I've spoken about relationship goals in a couple of posts on this blog, emphasizing that we shouldn't pay too much attention to a lot of celebrity couples because we don't know what goes on behind closed doors. I said we shouldn't look at couples like Ciara
and Russell Wilson
, Meagan Good
and DeVon Franklin
, etc. and think that what they have is perfect, because it probably isn't. While I don't think it's healthy to idealize these relationships and try to emulate them in every aspect, I think it is
okay to look at what they showcase on social media and pay attention to the ways they do love right. The snippets of their relationships that we see appear to be proof that the right way is the Christ way. Love works for both of these couples and so many others (Kirk and Tammy Franklin
, Warryn and Erica Campbell
, Travis and Dr. Jackie Greene
, Willie and Patricia Moore, Jr.
, William and LaTae McDowell
, Jamal and Natasha Miller
, John and Aventer Gray
...the list goes on), because they keep Christ at the center. I look at their love and take notes of bits and pieces of things I want in a relationship, everything from family values and how they pray for and with each other to how they nurture and appreciate each other's gifts. I don't want a relationship EXACTLY like any of the couples listed above because no two love stories are the same. However, there is value in seeing positive, achievable relationship goals while I wait. Here are a few of my REALationship goals:
1) I want my marriage to be a positive projection of the love my future children will deserve, in life in general and in their own marriages.

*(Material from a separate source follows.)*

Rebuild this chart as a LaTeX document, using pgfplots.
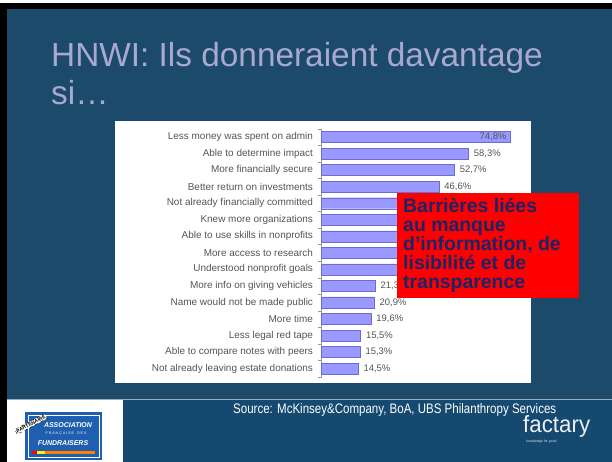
\documentclass[border=0pt]{standalone}
\usepackage{pgfplots}
\pgfplotsset{compat=1.18}
\usepackage{fontspec}
\setmainfont{Liberation Sans}
\usepackage{graphicx}
\definecolor{bgtop}{HTML}{1B4A6A}
\definecolor{bgfoot}{HTML}{154970}
\definecolor{titlec}{HTML}{A9A9CF}
\definecolor{barfill}{HTML}{9999FF}
\definecolor{baredge}{HTML}{6B6BD0}
\definecolor{navy}{HTML}{1C2466}
\definecolor{lblgray}{HTML}{555555}
\definecolor{logoblue}{HTML}{1F5FAF}
\begin{document}
\begin{tikzpicture}
\useasboundingbox (0,0) rectangle (612bp,-462bp);
\fill[white] (0,0) rectangle (612bp,-462bp);
\fill[black] (0,-3bp) rectangle (612bp,-462bp);
\fill[bgtop] (7bp,-9bp) rectangle (612bp,-399bp);
\fill[bgfoot] (7bp,-399bp) rectangle (612bp,-462bp);
\draw[line width=0.8bp, color=white!55!bgtop] (7bp,-399bp) -- (612bp,-399bp);
% title
\node[anchor=base west, inner sep=0, text=titlec, font=\fontsize{33.5}{38}\selectfont] at (51bp,-66bp) {HNWI: Ils donneraient davantage};
\node[anchor=base west, inner sep=0, text=titlec, font=\fontsize{33.5}{38}\selectfont] at (51bp,-104bp) {si…};
% chart box
\fill[white] (115bp,-121bp) rectangle (531bp,-383bp);
\begin{axis}[
  at={(321.5bp,-376.9bp)}, anchor=south west,
  scale only axis, width=201.6bp, height=248.1bp,
  xbar, bar width=11bp, bar shift=0pt,
  xmin=0, xmax=80, ymin=-0.5, ymax=14.5, y dir=reverse,
  axis x line=none, axis y line=left,
  y axis line style={-, color=gray!80},
  ytick={0,...,14},
  yticklabels={Less money was spent on admin, Able to determine impact, More financially secure, Better return on investments, Not already financially committed, Knew more organizations, Able to use skills in nonprofits, More access to research, Understood nonprofit goals, More info on giving vehicles, Name would not be made public, More time, Less legal red tape, Able to compare notes with peers, Not already leaving estate donations},
  major tick length=0pt,
  minor ytick={-0.5,0.5,...,14.5},
  minor tick length=4bp,
  tick align=outside,
  minor tick style={color=gray!80},
  yticklabel style={font=\fontsize{10}{12}\selectfont, text=lblgray, xshift=-5bp},
  point meta=x,
  /pgf/number format/assume math mode=true,
  clip=false,
]
\addplot[fill=barfill, draw=baredge, bar shift=0pt,
  nodes near coords={\pgfmathprintnumber[fixed,fixed zerofill,precision=1,use comma]{\pgfplotspointmeta}\%},
  nodes near coords style={font=\fontsize{9.5}{11}\selectfont, text=lblgray, anchor=west, xshift=2bp}] coordinates {
(58.3,1) (52.7,2) (46.6,3) (21.3,9) (20.9,10) (19.6,11) (15.5,12) (15.3,13) (14.5,14)};
\addplot[fill=barfill, draw=baredge, bar shift=0pt] coordinates {
(40.4,4) (36.7,5) (33.5,6) (31.8,7) (30.8,8)};
\addplot[fill=barfill, draw=baredge, bar shift=0pt,
  nodes near coords={\pgfmathprintnumber[fixed,fixed zerofill,precision=1,use comma]{\pgfplotspointmeta}\%},
  nodes near coords style={font=\fontsize{9.5}{11}\selectfont, text=lblgray, anchor=east, xshift=0bp}] coordinates {(74.8,0)};
\end{axis}
% red box
\fill[red] (397bp,-193bp) rectangle (579bp,-298bp);
\foreach \t/\yy in {Barrières liées/212, au manque/231, d’information{,} de/250, lisibilité et de/269, transparence/288}{
  \node[anchor=base west, inner sep=0, text=navy, font=\fontsize{19.5}{20}\selectfont\bfseries] at (403bp,-\yy bp) {\t};
}
% footer
\node[anchor=base west, inner sep=0, text=white] at (233bp,-413bp) {\resizebox{323bp}{10bp}{Source: McKinsey\&Company, BoA, UBS Philanthropy Services}};
\node[anchor=base west, inner sep=0, text=white!92!bgfoot] at (523bp,-432bp) {\resizebox{67bp}{17bp}{factary}};
\node[anchor=base west, inner sep=0, text=white!85!bgfoot, font=\fontsize{3.5}{4}\selectfont] at (526bp,-442bp) {knowledge for good};
% logo
\fill[white] (7bp,-400bp) rectangle (123bp,-462bp);
\fill[logoblue] (25bp,-412bp) rectangle (102bp,-460bp);
\draw[white, line width=0.6bp] (28bp,-415bp) rectangle (99bp,-457bp);
\node[text=white, font=\fontsize{7}{8}\selectfont\bfseries\itshape, inner sep=0] at (68bp,-425bp) {ASSOCIATION};
\node[text=white, font=\fontsize{3.6}{4}\selectfont, inner sep=0] at (66bp,-434bp) {F R A N Ç A I S E \ \ D E S};
\node[text=white, font=\fontsize{7}{8}\selectfont\bfseries\itshape, inner sep=0] at (63bp,-443bp) {FUNDRAISERS};
\fill[orange] (32bp,-451bp) rectangle (95bp,-453.5bp);
\fill[red] (32bp,-451bp) rectangle (37bp,-453.5bp);
\fill[yellow] (37bp,-451bp) rectangle (45bp,-453.5bp);
\node[rotate=28, draw=black, dashed, fill=white, text=black, font=\fontsize{5}{6}\selectfont\bfseries, inner sep=1bp] at (31bp,-424bp) {PARTENAIRE};
\end{tikzpicture}
\end{document}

2) I want my future children to see a love that is attainable, a love that endures, but I also want them to see that love is not all fun and games. It's hard work and commitment.
And most importantly,
3) I want my marriage to be a reflection of Christ's love.
If it wasn't sent by God, I don't want it. I want something real, and I won't settle. For now, I'm content with waiting on His perfect timing.